The principle laid down in this case applies to both the points, viz., failure to place the extension application filed by the detenu or consideration of the same by the detaining authority and the failure to consider the substance of the retraction made by the detenu and this vitiates the order of detention. 10. In 2012 (2) MLJ (Crl.) 721 [Shaik Rahamathullah v. Secretary to Government of T.N. & Ors.], in similar facts, the Hon'ble Supreme Court set-aside the order of detention, observing that there was no material placed before the detaining authority to come to the subjective satisfaction. In paragraph 21 of the said judgment, the Hon'ble Supreme Court has held as follows:- 21. Therefore, we are of the considered view that there is no material placed before the detaining authority to show that even though the passport had been impounded there is likelihood of the detenu indulging in smuggling activities in future. In the absence of such acceptable materials to come to the subjective satisfaction the order of detention is vitiated and liable to be set aside. 11. Had the detaining authority applied its mind, he would have been observed that the accused was not produced and he was directed to be produced on 05.01.2016. When there is no material produced by the sponsoring authority to show that the detenu remanded till 05.01.2016, the subjective satisfaction arrived at by the detaining authority is without any material.
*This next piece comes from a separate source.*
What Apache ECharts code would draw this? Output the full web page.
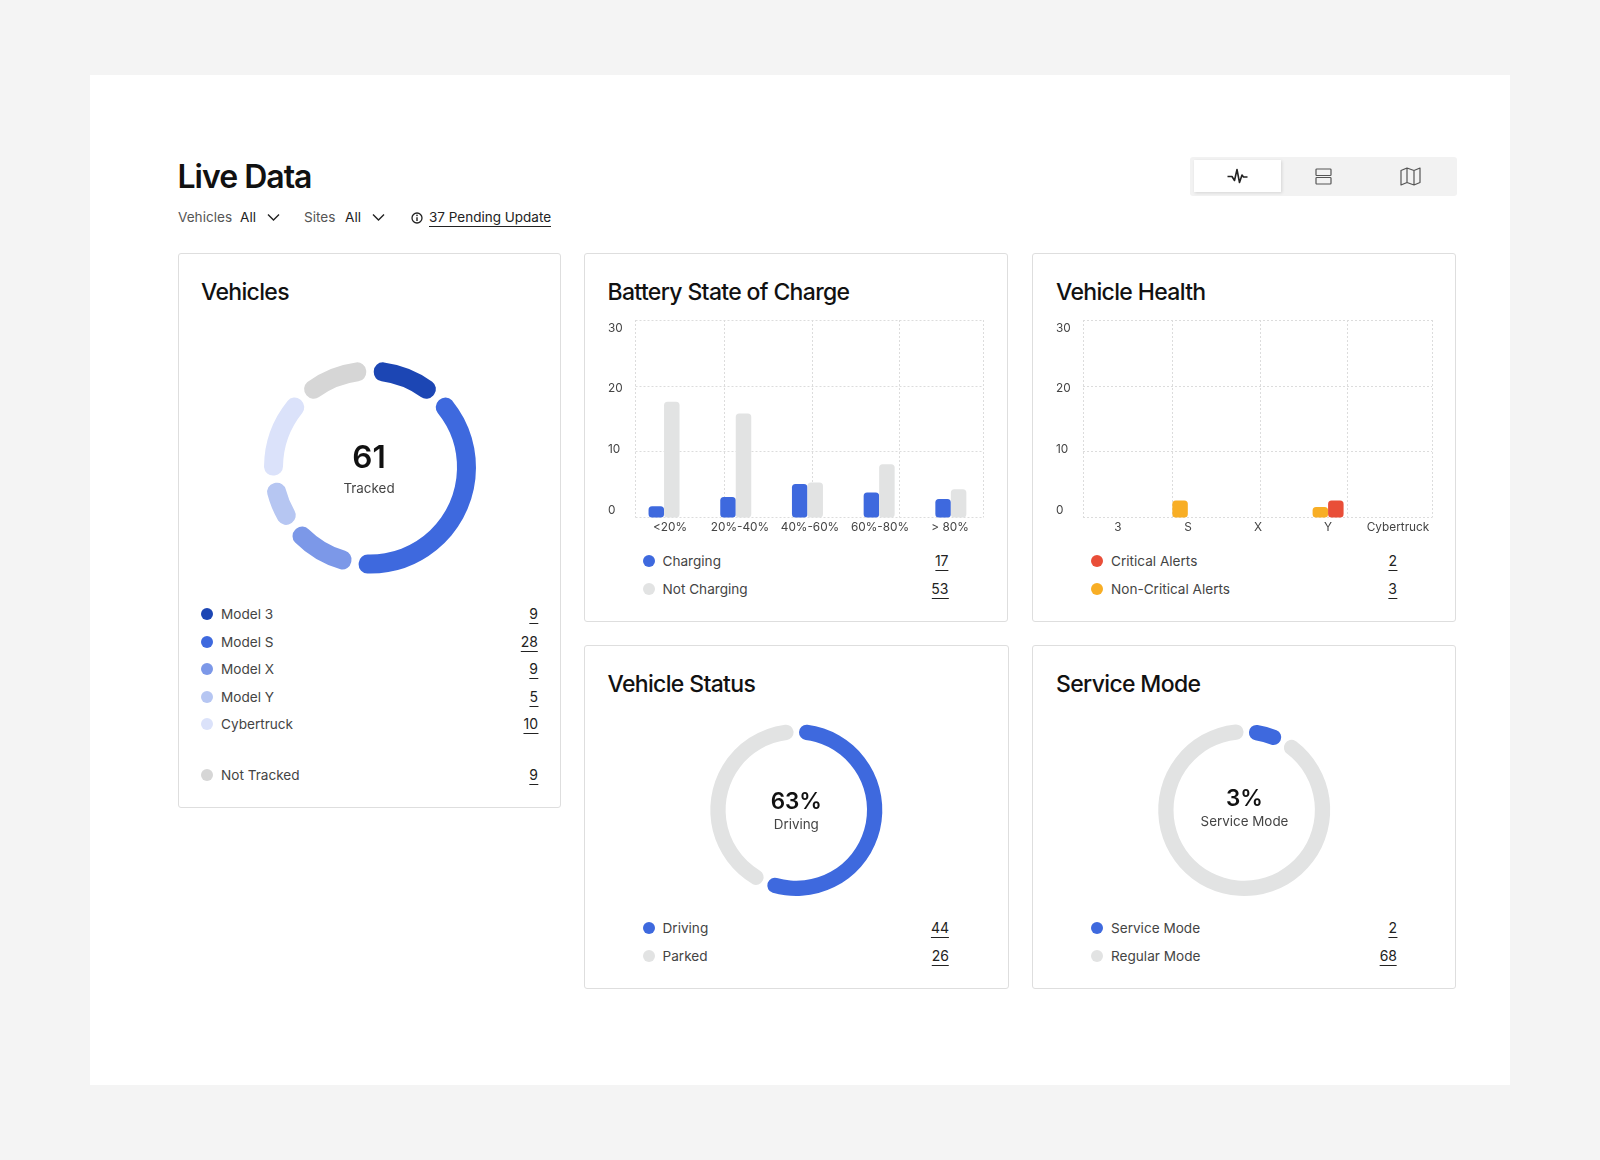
<!DOCTYPE html>
<html><head><meta charset="utf-8">
<script src="https://cdn.jsdelivr.net/npm/echarts@6/dist/echarts.min.js"></script>
<style>
html,body{margin:0;padding:0;background:#f4f4f4;width:1600px;height:1160px;overflow:hidden;font-family:Inter,"Noto Sans",sans-serif;color:#111}
.abs,.card,.t,.row{position:absolute}
#panel{position:absolute;left:90px;top:75px;width:1420px;height:1010px;background:#fff}
.card{box-sizing:border-box;border:1px solid #dedede;border-radius:3px;background:#fff}
.t{white-space:nowrap;line-height:1}
.title{font-size:23px;font-weight:550;letter-spacing:-.65px;color:#111;transform:translateY(-50%)}
.row{height:0;left:0;width:1600px}
.dot{position:absolute;width:12px;height:12px;border-radius:50%;top:-6px}
.lab{position:absolute;top:-8px;font-size:13.6px;line-height:16px;color:#444;white-space:nowrap}
.val{position:absolute;top:-8px;font-size:14px;line-height:16px;color:#222;white-space:nowrap;border-bottom:1px solid #222;padding-bottom:1px;transform:translateX(-100%)}
#chart{position:absolute;left:0;top:0;width:1600px;height:1160px}
</style></head><body>
<div id="panel"></div>
<div id="html"></div>
<div id="chart"></div>
<script>
// ---- data ----
const modelNames = ['Model 3','Model S','Model X','Model Y','Cybertruck','Not Tracked'];
const modelCounts = [9,28,9,5,10,9];
const modelArc = [43.5,145.5,43.5,30.5,53.5,43.5];   // ring share as drawn, degrees
const modelColors = ['#1c46b4','#3e69de','#7c98e8','#b6c6f2','#dbe2fa','#d6d6d6'];
const socCategories = ['<20%','20%-40%','40%-60%','60%-80%','> 80%'];
const socCharging = [1.7,3.1,5.1,3.8,2.8];
const socNotCharging = [17.6,15.8,5.3,8.1,4.3];
const socLegend = [['Charging',17],['Not Charging',53]];
const healthCategories = ['3','S','X','Y','Cybertruck'];
const healthNonCritical = [null,2.6,null,1.6,null];
const healthCritical = [null,null,null,2.6,null];
const healthLegend = [['Critical Alerts',2],['Non-Critical Alerts',3]];
const statusLegend = [['Driving',44],['Parked',26]];
const statusArc = [56.5,43.5];      // share of the ring as drawn
const serviceLegend = [['Service Mode',2],['Regular Mode',68]];
const serviceArc = [7.8,92.2];      // share of the ring as drawn
const yTicks = [0,10,20,30];
const gridColumns = [0,89,176,263,347];  // uneven vertical gridlines of the plot frame

const BLUE='#3e69de', GREY='#e2e3e3', RED='#e94e38', ORANGE='#f8ae25';
const FONT='Inter';

const host=document.getElementById('html');
function add(html){host.insertAdjacentHTML('beforeend',html);}
function card(x,y,w,h,title,tx,ty){
  add(`<div class="card" style="left:${x}px;top:${y}px;width:${w}px;height:${h}px"></div>`);
  add(`<div class="t title" style="left:${tx}px;top:${ty}px">${title}</div>`);
}
function row(dotX,labX,valR,y,color,label,val){
  add(`<div class="row" style="top:${y}px">
  <div class="dot" style="left:${dotX-6}px;background:${color}"></div>
  <div class="lab" style="left:${labX}px">${label}</div>
  <div class="val" style="left:${valR}px">${val}</div></div>`);
}
card(178,253,383,555,'Vehicles',201,291.5);
card(584,253,424,369,'Battery State of Charge',607.5,291.5);
card(1032,253,424,369,'Vehicle Health',1056,291.5);
card(584,645,425,344,'Vehicle Status',607.5,683.5);
card(1032,645,424,344,'Service Mode',1056,683.5);

// header
add(`<div class="t" style="left:177.5px;top:177px;transform:translateY(-50%);font-size:32px;font-weight:600;letter-spacing:-1px">Live Data</div>`);
const f='font-size:13.6px;transform:translateY(-50%);top:218px;';
add(`<div class="t" style="${f}left:178px;color:#555">Vehicles</div>`);
add(`<div class="t" style="${f}left:240px;color:#222">All</div>`);
add(`<div class="t" style="${f}left:304px;color:#555">Sites</div>`);
add(`<div class="t" style="${f}left:345px;color:#222">All</div>`);
const chev=x=>`<svg class="abs" style="left:${x}px;top:213px" width="13" height="9" viewBox="0 0 13 9"><path d="M1 1.5 L6.5 7 L12 1.5" fill="none" stroke="#222" stroke-width="1.4"/></svg>`;
add(chev(266.5));add(chev(371.5));
add(`<svg class="abs" style="left:411px;top:212px" width="12" height="12" viewBox="0 0 12 12"><circle cx="6" cy="6" r="5" fill="none" stroke="#222" stroke-width="1.3"/><path d="M6 5.2V9" stroke="#222" stroke-width="1.4"/><circle cx="6" cy="3.4" r=".8" fill="#222"/></svg>`);
add(`<div class="t" style="left:429px;top:209px;font-size:13.5px;line-height:16px;color:#222;border-bottom:1px solid #222;padding-bottom:1px">37 Pending Update</div>`);

// toggle
add(`<div class="abs" style="left:1190px;top:156.5px;width:266.5px;height:39px;background:#f2f2f2;border-radius:3px"></div>`);
add(`<div class="abs" style="left:1194px;top:160px;width:86.5px;height:32px;background:#fff;box-shadow:1px 1px 3px rgba(0,0,0,.12)"></div>`);
add(`<svg class="abs" style="left:1227px;top:168px" width="21" height="16" viewBox="0 0 21 16"><path d="M0.5 8.5H5L7.5 12.5L10 1.5L12.5 14.5L15 7L16.5 9H20.5" fill="none" stroke="#222" stroke-width="1.6" stroke-linejoin="round"/></svg>`);
add(`<svg class="abs" style="left:1315px;top:168px" width="17" height="17" viewBox="0 0 17 17"><rect x="1" y="1" width="15" height="6.5" rx=".8" fill="none" stroke="#555" stroke-width="1.2"/><rect x="1" y="9.5" width="15" height="6.5" rx=".8" fill="none" stroke="#555" stroke-width="1.2"/></svg>`);
add(`<svg class="abs" style="left:1400px;top:167px" width="21" height="19" viewBox="0 0 21 19"><path d="M1 3.5L7 1L14 3.5L20 1V15.5L14 18L7 15.5L1 18Z M7 1V15.5 M14 3.5V18" fill="none" stroke="#555" stroke-width="1.2" stroke-linejoin="round"/></svg>`);

// legends
const modelRowY=[614,641.5,669,696.7,724,775];
modelNames.forEach((n,i)=>row(207,221,538,modelRowY[i],modelColors[i],n,modelCounts[i]));
const soccol=[BLUE,GREY], healthcol=[RED,ORANGE];
socLegend.forEach((r,i)=>row(648.7,662.5,948.5,[561,588.5][i],soccol[i],r[0],r[1]));
healthLegend.forEach((r,i)=>row(1097,1111,1397,[561,588.5][i],healthcol[i],r[0],r[1]));
statusLegend.forEach((r,i)=>row(648.7,662.5,949,[928,956][i],soccol[i],r[0],r[1]));
serviceLegend.forEach((r,i)=>row(1097,1111,1397,[928,956][i],soccol[i],r[0],r[1]));

// ---- chart ----
function donut(cx,cy,R,r0,values,colors,names,start,pad,radius){
  return {type:'pie',center:[cx,cy],radius:[r0,R],startAngle:start,padAngle:pad,clockwise:true,silent:true,
    avoidLabelOverlap:false,label:{show:false},labelLine:{show:false},animation:false,
    itemStyle:{borderRadius:radius,borderWidth:0},
    data:values.map((v,i)=>({name:names[i],value:v,itemStyle:{color:colors[i]}}))};
}
const gridBoxes=[
  // dotted plot frames
  {left:635.5,top:320,width:347.5,height:197.5},
  {left:1083,top:320,width:349,height:197.5},
  // bar bands
  {left:628.2,top:320,width:358.5,height:197.5},
  {left:1082.6,top:320,width:350.7,height:197.5},
  // label scaffolds (the reference's tick labels sit off the gridlines)
  {left:635,top:328,width:350,height:182},
  {left:1083,top:328,width:350,height:182}
].map(g=>Object.assign({outerBoundsMode:'none'},g));
const dotted={show:true,lineStyle:{color:'#dcdcdc',type:[2,2],width:1}};
const off={show:false};
const xAxes=[0,1].map(g=>({gridIndex:g,type:'value',min:gridColumns[0],max:gridColumns[4],
  axisLine:off,axisTick:{show:false,customValues:gridColumns},axisLabel:off,splitLine:dotted}));
xAxes.push(
  {gridIndex:2,type:'category',data:socCategories,axisLine:off,axisTick:off,axisLabel:off,splitLine:off},
  {gridIndex:3,type:'category',data:healthCategories,axisLine:off,axisTick:off,axisLabel:off,splitLine:off});
[[4,socCategories],[5,healthCategories]].forEach(([g,c])=>xAxes.push({gridIndex:g,type:'category',data:c,axisLine:off,axisTick:off,splitLine:off,
  axisLabel:{show:true,interval:0,margin:11,fontFamily:FONT,fontSize:11.8,color:'#444',hideOverlap:false}}));
const yAxes=[0,1,2,3].map(g=>({gridIndex:g,type:'value',min:0,max:30,interval:10,axisLine:off,axisTick:off,axisLabel:off,splitLine:g<2?dotted:off}));
[4,5].forEach(g=>yAxes.push({gridIndex:g,type:'value',min:yTicks[0],max:yTicks[3],interval:10,axisLine:off,axisTick:off,splitLine:off,
  axisLabel:{show:true,margin:27,align:'left',fontFamily:FONT,fontSize:11.8,color:'#444'}}));
function bar(name,data,color,idx){return {type:'bar',name,data,xAxisIndex:idx,yAxisIndex:idx,barWidth:15.5,barGap:0,silent:true,animation:false,
  itemStyle:{color,borderRadius:3.5}};}
const centerText=(x,y,txt,size,weight,color)=>({type:'text',x,y,silent:true,style:{text:txt,fontFamily:FONT,fontSize:size,fontWeight:weight,fill:color,align:'center',verticalAlign:'middle'}});
const chart=echarts.init(document.getElementById('chart'),null,{renderer:'canvas'});
chart.setOption({
  animation:false,backgroundColor:'transparent',tooltip:{show:false},legend:{show:false},
  grid:gridBoxes,xAxis:xAxes,yAxis:yAxes,
  series:[
    donut(370,467.5,106,87,modelArc,modelColors,modelNames,90,4.5,9),
    donut(796.3,810,86,70.7,statusArc,[BLUE,GREY],statusLegend.map(r=>r[0]),90,4,7.5),
    donut(1244.2,810,86,70.7,serviceArc,[BLUE,GREY],serviceLegend.map(r=>r[0]),88.5,4,7.5),
    bar('Charging',socCharging,BLUE,2),
    bar('Not Charging',socNotCharging,GREY,2),
    bar('Non-Critical Alerts',healthNonCritical,ORANGE,3),
    bar('Critical Alerts',healthCritical,RED,3),
  ],
  graphic:[
    centerText(369,459,'61',31.5,600,'#111'),
    centerText(369,489,'Tracked',13.4,400,'#444'),
    centerText(796.3,802.5,'63%',22.5,600,'#111'),
    centerText(796.3,824.5,'Driving',13.4,400,'#444'),
    centerText(1244.5,799.5,'3%',22.5,600,'#111'),
    centerText(1244.5,821.5,'Service Mode',13.4,400,'#444'),
  ]
});
</script></body></html>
In the light of the principles laid down in the above cited cases and in the absence of any acceptable materials being placed before the detaining authority, the subjective satisfaction arrived at by the detaining authority is vitiated and liable to be set-aside. 12. Accordingly, the Habeas Corpus Petition is allowed and the impugned detention order in C.3.D.O.No.02/2016 dated 4/1/2016 passed by the second respondent is set aside. The detenu is directed to be released forthwith unless his presence is required in connection with any other case.